Ellis does a masterful job of making 300 pages feel like 30; there's a page-turning quality to Rebels Wit Attitude that one would not expect from a survey of almost 60 years of rock music. There's nothing dry and boring about the music, and Ellis picks some fascinating and poignant examples showing how the history of rock was filled with subtext and nuance that largely fell on deaf ears. Reactionary parents, censors, and public officials only fueled the fire of greater rebellion and led to artists crafting messages that were either more coded and buried, or even more profane and cacophonous. In the process of making its case, Rebels Wit Attitude manages to touch on almost every band or artist that propelled rock through some of its most significant and enduring (r)evolutions.
The short list of my favorites includes bands like Bikini Kill, Black Flag, Talking Heads, Modern Lovers, The Last Poets, and The Mothers of Invention. Artists like Missy Elliott, Ice T, Jonathan Richman, Frank Zappa, and Madonna are given extended treatments, but never to the extent that they monopolize the narrative. Ellis uses them to illustrate pivotal changes in rock, but stays away from claiming special privileges for any single artist. His vision of pop music is like Ouroboros, the snake that feeds on itself, so there is no clear beginning or end. Is Madonna a kind of modern, Coyote trickster-goddess, or just a tawdry usurper eroding years of Women's Lib activism? Was Ice T making a political statement with "Cop Killer," or just inciting random violence? And what was Little Richard really talking about in "Tutti Frutti?" Ellis answers some of these questions, but doesn't try to unpack elaborate explanations or spend time supposing answers that only the artists really know. He's a tour guide with an agenda, but wisely recognizes that once he draws the dots, smart readers will connect them.

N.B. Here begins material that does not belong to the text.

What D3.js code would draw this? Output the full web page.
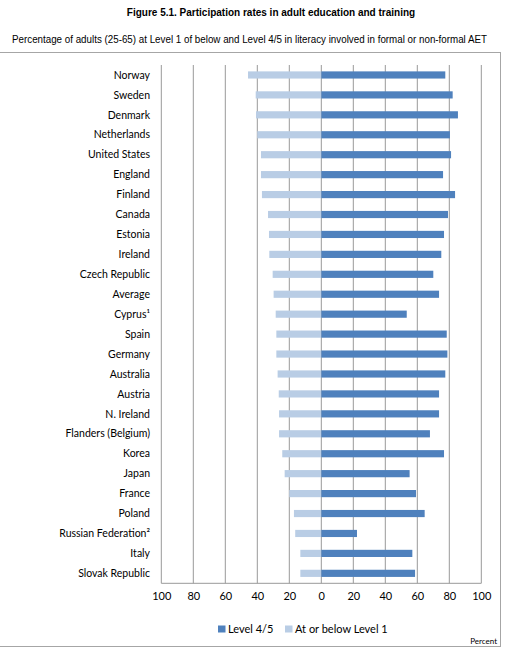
<!DOCTYPE html>
<html><head><meta charset="utf-8">
<script src="https://cdn.jsdelivr.net/npm/d3@7"></script>
<style>body{margin:0;background:#fff}svg{display:block}</style>
</head><body>
<script>
const categories = ["Norway","Sweden","Denmark","Netherlands","United States","England","Finland","Canada","Estonia","Ireland","Czech Republic","Average","Cyprus\u00B9","Spain","Germany","Australia","Austria","N. Ireland","Flanders (Belgium)","Korea","Japan","France","Poland","Russian Federation\u00B2","Italy","Slovak Republic"];
const level45 = [77.5,82.1,85.4,80.4,81.1,76.1,83.6,79.2,76.7,75.0,70.0,73.6,53.4,78.4,78.8,77.5,73.6,73.6,67.9,76.7,55.2,59.2,64.6,22.3,56.9,58.6];
const level1 = [45.8,41.0,40.8,40.0,37.7,37.7,37.1,33.3,32.7,32.5,30.4,29.8,28.5,28.1,28.1,27.3,26.6,26.4,26.4,24.4,22.9,20.0,17.1,16.3,13.1,13.1];
const tickValues = [-100,-80,-60,-40,-20,0,20,40,60,80,100];
const seriesNames = ["Level 4/5","At or below Level 1"];
const colors = ["#4F81BD","#B9CDE5"];

const W=521,H=654;
const svg=d3.select("body").append("svg").attr("width",W).attr("height",H);
const font="Lato, 'Open Sans', sans-serif";

svg.append("text").attr("x",271).attr("y",16).attr("text-anchor","middle")
  .attr("font-family","'Liberation Sans', Arial, sans-serif").attr("font-size",10).attr("font-weight","bold")
  .text("Figure 5.1. Participation rates in adult education and training");
svg.append("text").attr("x",12).attr("y",43)
  .attr("font-family","'Liberation Sans', Arial, sans-serif").attr("font-size",10)
  .attr("textLength",475).attr("lengthAdjust","spacingAndGlyphs")
  .text("Percentage of adults (25-65) at Level 1 of below and Level 4/5 in literacy involved in formal or non-formal AET");

// frame
svg.append("rect").attr("x",-2).attr("y",52.5).attr("width",502.5).attr("height",594)
  .attr("fill","none").attr("stroke","#a6a6a6").attr("stroke-width",1);

const x=d3.scaleLinear().domain([-100,100]).range([161.3,481.3]);
const y=d3.scaleBand().domain(categories).range([65,583.3]).paddingInner(0.64).paddingOuter(0.32);

// gridlines
svg.append("g").selectAll("line").data(tickValues).join("line")
  .attr("x1",d=>x(d)).attr("x2",d=>x(d)).attr("y1",65).attr("y2",583.3)
  .attr("stroke","#999").attr("stroke-width",1);

// bars
svg.append("g").selectAll("rect").data(categories).join("rect")
  .attr("x",(d,i)=>x(-level1[i])).attr("y",d=>y(d)).attr("width",(d,i)=>x(0)-x(-level1[i])).attr("height",y.bandwidth())
  .attr("fill",colors[1]);
svg.append("g").selectAll("rect").data(categories).join("rect")
  .attr("x",x(0)).attr("y",d=>y(d)).attr("width",(d,i)=>x(level45[i])-x(0)).attr("height",y.bandwidth())
  .attr("fill",colors[0]);

// axis line
svg.append("line").attr("x1",x(-100)).attr("x2",x(100)).attr("y1",583.3).attr("y2",583.3).attr("stroke","#999");

// category labels
svg.append("g").selectAll("text").data(categories).join("text")
  .attr("x",150).attr("y",d=>y(d)+y.bandwidth()/2).attr("dy","0.35em").attr("text-anchor","end")
  .attr("font-family",font).attr("font-size",10.5).attr("fill","#000").text(d=>d);

// tick labels
const axis=d3.axisBottom(x).tickValues(tickValues).tickFormat(d=>Math.abs(d)).tickSize(0).tickPadding(9);
const ag=svg.append("g").attr("transform","translate(0,583.3)").call(axis);
ag.select(".domain").remove();
ag.selectAll("text").attr("font-family",font).attr("font-size",11).attr("fill","#000");

// legend
const lg=svg.append("g");
const legendX=[218,285];
seriesNames.forEach((n,i)=>{
  lg.append("rect").attr("x",legendX[i]).attr("y",625.5).attr("width",7.5).attr("height",7).attr("fill",colors[i]);
  lg.append("text").attr("x",legendX[i]+10).attr("y",629).attr("dy","0.35em")
    .attr("font-family",font).attr("font-size",11).text(n);
});
svg.append("text").attr("x",497).attr("y",644).attr("text-anchor","end")
  .attr("font-family",font).attr("font-size",8).text("Percent");
</script>
</body></html>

Rebels Wit Attitude does a great job of remaing fair and balanced in its coverage of the many groups making rock music during the last century, but it's impossible to walk so much ground succinctly without leaving a few avenues unexplored. After looking at black music in the '50s, black musicians aren't addressed again with such depth until the '70s (Gil Scott Heron, et al) and again in the '90s, as rap was building up to its current level of cultural prominence. Ellis missed a chance to connect the dots between old and new black music through figures like Miles Davis, with his uneasy marriage of jazz and rock, or through works like Carla Bley's "Escalator Over The Hill" that merged pop musicians like Jack Bruce and Linda Ronstadt with avante-garde performers like Don Cherry and John McLaughlin. Also missing in the book are bands like Los Lobos and artists like Santana that brought strong cultural influences into rock that proved to be highly influential.
As Ellis clearly states in the introduction, the three tests used to qualify an artist for inclusion in the book are right there in the title, and if you don't like it, "go and write your own bloody book!" No collection like this is going to please everyone, but it would be hard to find a better representation of the forces that agitated and coerced rock and pop music throughout the last 60-year period. Ellis also manages to maintain a strongly domestic (US) frame of reference, which is refreshing. At times it can seem like every major rock trend originated across the Atlantic, a point strongly blunted by Rebels Wit Attitude. There's great scholarship here, but the smarts never get in the way of entertaining the reader. The best part is when you finish the book,and start looking up all the artists you haven't heard yet, letting Ellis be your tour guide through his witty, subversive history of rock music.